The 3 Lessons Miles James of James at the Mill Has Learned Since His 20s

Miles James worked at renowned restaurants in Paris and London before opening James at the Mill almost 19 years ago at age 26.

James grew up in Fayetteville and briefly studied architecture at the University of Arkansas. He then graduated from the New England Culinary Institute. In 1992, his mentor and future father-in-law, James Lambeth, suggested that they create a restaurant at Lambeth’s hotel, Inn at the Mill. James at the Mill opened in December 1994. In July 2011, he opened 28 Springs in Siloam Springs with partners Todd and Shelley Simmons.

How about some advice for this week’s “20 in Their 20s.” What three things do you wish you had known when you started a business in your 20s? Is there anything you are glad you didn’t know when you were starting out?

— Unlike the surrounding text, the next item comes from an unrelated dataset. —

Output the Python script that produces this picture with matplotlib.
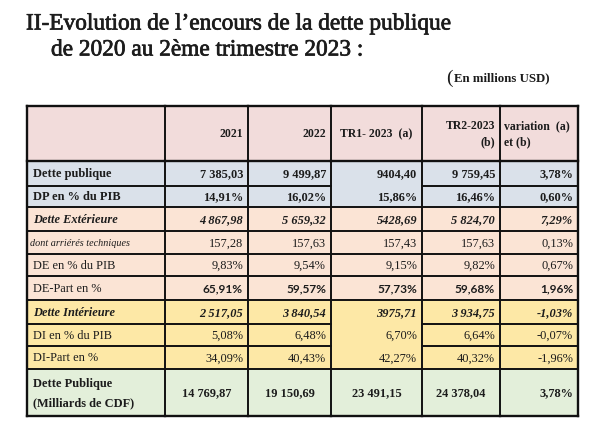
import matplotlib.pyplot as plt
import matplotlib.patheffects as pe
from matplotlib.patches import Rectangle

# table content
columns = ['2021', '2022', 'TR1- 2023  (a)', 'TR2-2023\n(b)', 'variation  (a)\net (b)']
row_labels = ['Dette publique', 'DP en % du PIB', 'Dette Extérieure', 'dont arriérés techniques',
              'DE en % du PIB', 'DE-Part en %', 'Dette Intérieure', 'DI en % du PIB',
              'DI-Part en %', 'Dette Publique\n(Milliards de CDF)']
v2021 = ['7 385,03', '14,91%', '4 867,98', '157,28', '9,83%', '65,91%', '2 517,05', '5,08%', '34,09%', '14 769,87']
v2022 = ['9 499,87', '16,02%', '5 659,32', '157,63', '9,54%', '59,57%', '3 840,54', '6,48%', '40,43%', '19 150,69']
vtr1 = ['9404,40', '15,86%', '5428,69', '157,43', '9,15%', '57,73%', '3975,71', '6,70%', '42,27%', '23 491,15']
vtr2 = ['9 759,45', '16,46%', '5 824,70', '157,63', '9,82%', '59,68%', '3 934,75', '6,64%', '40,32%', '24 378,04']
vvar = ['3,78%', '0,60%', '7,29%', '0,13%', '0,67%', '1,96%', '-1,03%', '-0,07%', '-1,96%', '3,78%']

# layout (pixels)
col_edges = [27, 165, 248, 331, 422, 500, 578]
row_edges = [107, 162, 187, 208, 232, 255, 277, 301, 325, 347, 370, 417]

pink = '#f2dcdb'
blue = '#dae1ea'
peach = '#fbe4d5'
yellow = '#fde8a6'
green = '#e3efda'
row_colors = [blue, blue, peach, peach, peach, peach, yellow, yellow, yellow, green]

serif = 'Liberation Serif'
sans = 'Lato'
# (family, weight, style) per row
label_fmt = [(serif, 'bold', 'normal'), (serif, 'bold', 'normal'), (serif, 'bold', 'italic'),
             (serif, 'normal', 'italic'), (serif, 'normal', 'normal'), (serif, 'normal', 'normal'),
             (serif, 'bold', 'italic'), (serif, 'normal', 'normal'), (serif, 'normal', 'normal'),
             (serif, 'bold', 'normal')]
value_fmt = [(serif, 'bold', 'normal'), (serif, 'bold', 'normal'), (serif, 'bold', 'italic'),
             (serif, 'normal', 'normal'), (serif, 'normal', 'normal'), (sans, 'bold', 'normal'),
             (serif, 'bold', 'italic'), (serif, 'normal', 'normal'), (serif, 'normal', 'normal'),
             (serif, 'bold', 'normal')]

fig = plt.figure(figsize=(6.09, 4.31), dpi=100)
ax = fig.add_axes([0, 0, 1, 1])
ax.set_xlim(0, 609)
ax.set_ylim(431, 0)
ax.axis('off')

ink = '#1c1c1c'

# title (slightly heavier than regular weight)
semi = [pe.withStroke(linewidth=0.5, foreground=ink)]
ax.text(26, 25, 'II-Evolution de l\u2019encours de la dette publique', fontsize=16.8,
        family=serif, va='center', ha='left', color=ink, path_effects=semi)
ax.text(51, 51, 'de 2020 au 2ème trimestre 2023 :', fontsize=16.8,
        family=serif, va='center', ha='left', color=ink, path_effects=semi)
ax.text(446, 78, '(', fontsize=14, family=serif, va='center', ha='left', color=ink)
ax.text(454, 78, 'En millions USD)', fontsize=9.3, family=serif, weight='bold',
        va='center', ha='left', color=ink)

# cell backgrounds
ax.add_patch(Rectangle((col_edges[0], row_edges[0]), col_edges[-1] - col_edges[0],
                       row_edges[1] - row_edges[0], facecolor=pink, edgecolor='none'))
for i, c in enumerate(row_colors):
    ax.add_patch(Rectangle((col_edges[0], row_edges[i + 1]), col_edges[-1] - col_edges[0],
                           row_edges[i + 2] - row_edges[i + 1], facecolor=c, edgecolor='none'))

# grid lines; TR1 column has a few merged-looking cells
skip = {(3, 2), (3, 8), (3, 9)}
for r, y in enumerate(row_edges):
    for c in range(len(col_edges) - 1):
        if (c, r) in skip:
            continue
        lw = 1.7 if r in (0, 1, len(row_edges) - 1) else 1.4
        ax.plot([col_edges[c], col_edges[c + 1]], [y, y], color='#111111', lw=lw,
                solid_capstyle='projecting')
for c, x in enumerate(col_edges):
    lw = 1.7 if c in (0, len(col_edges) - 1) else 1.4
    ax.plot([x, x], [row_edges[0], row_edges[-1]], color='#111111', lw=lw)

# header
hfs = 8.5
hy = (row_edges[0] + row_edges[1]) / 2
ax.text(col_edges[2] - 5, hy, columns[0], ha='right', va='center', fontsize=hfs,
        family=serif, weight='bold', color=ink)
ax.text(col_edges[3] - 5, hy, columns[1], ha='right', va='center', fontsize=hfs,
        family=serif, weight='bold', color=ink)
ax.text((col_edges[3] + col_edges[4]) / 2, hy, columns[2], ha='center', va='center',
        fontsize=hfs, family=serif, weight='bold', color=ink)
ax.text(col_edges[5] - 5, hy, columns[3], ha='right', va='center', fontsize=hfs,
        family=serif, weight='bold', color=ink, multialignment='right', linespacing=1.5)
ax.text(col_edges[5] + 4, hy, columns[4], ha='left', va='center', fontsize=hfs,
        family=serif, weight='bold', color=ink, linespacing=1.5)

# body
fs = 8.9
cols = [v2021, v2022, vtr1, vtr2, vvar]
for i, lab in enumerate(row_labels):
    y = (row_edges[i + 1] + row_edges[i + 2]) / 2
    fam, wt, st = label_fmt[i]
    lfs = 7.3 if i == 3 else fs
    lx = col_edges[0] + (3 if i == 3 else 6)
    ax.text(lx, y, lab, ha='left', va='center', fontsize=lfs, family=fam,
            weight=wt, style=st, color=ink, linespacing=1.8)
    fam, wt, st = value_fmt[i]
    vfs = 8.6 if fam == sans else fs
    for j, vals in enumerate(cols):
        last = i == len(row_labels) - 1
        if last and j < 4:
            x, ha = (col_edges[j + 1] + col_edges[j + 2]) / 2, 'center'
        else:
            x, ha = col_edges[j + 2] - 5, 'right'
        ax.text(x, y, vals[i], ha=ha, va='center', fontsize=vfs, family=fam,
                weight=wt, style=st, color=ink)

fig.savefig('out.png', dpi=100, facecolor='white')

1) I wish had studied business. My business education came from trial and error, the school of hard knocks, which is a great but time-consuming way to learn.

2) I wish had stressed more that James at the Mill is an everyday good restaurant. We have a reputation for being a special-occasion restaurant, for birthdays and anniversaries, but I view us as an approachable restaurant with great value.

3) In the beginning I took things way too seriously, I’ve learned to have a good time and relax, if you focus on your core principles and execute to a high level daily, most everything works out. Don’t sweat the small stuff, take care of your employees and customers and listen to their needs. That’s what you’re there for.

I am glad I did not know how hard the restaurant and hospitality business is. In the beginning it was all about what I want to cook and create. Now I listen a lot more.

The restaurant business is notoriously hard and fickle. What’s been your biggest challenge?

I still believe our biggest challenge is marketing and advertising what we really are. Inn at the Mill, James at the Mill and 28 Springs are a unique hotel and restaurants that offer great value. The quality that goes into every dish, experience or room we provide far exceeds the price we charge. If I could find our voice in marketing and advertising and know that I was reaching our target audience with verifiable statistics, I could get our message across. We’re getting much closer to this goal.

What is the biggest business mistake you ever made?

I remodeled Inn at the Mill and James at the Mill in 2006. I took every dime I had and poured it into our hotel and restaurant. I rebranded the hotel with a luxury hotel group that was very successful in Europe. Their marketing program did not translate in the United States. It almost ruined our business. Now we are branded with Ascend Hotels; occupancy has never been higher. Nice recovery, and I’ll never make that mistake again.

What is the smartest business decision you ever made?

The smartest business decision I ever made was switching from architecture to hospitality. It’s what I am meant to do. Hospitality is a very rewarding field. I love making people smile and making people happy. I love teaching our staff and providing memorable experiences. This is what fuels me and drives me to succeed.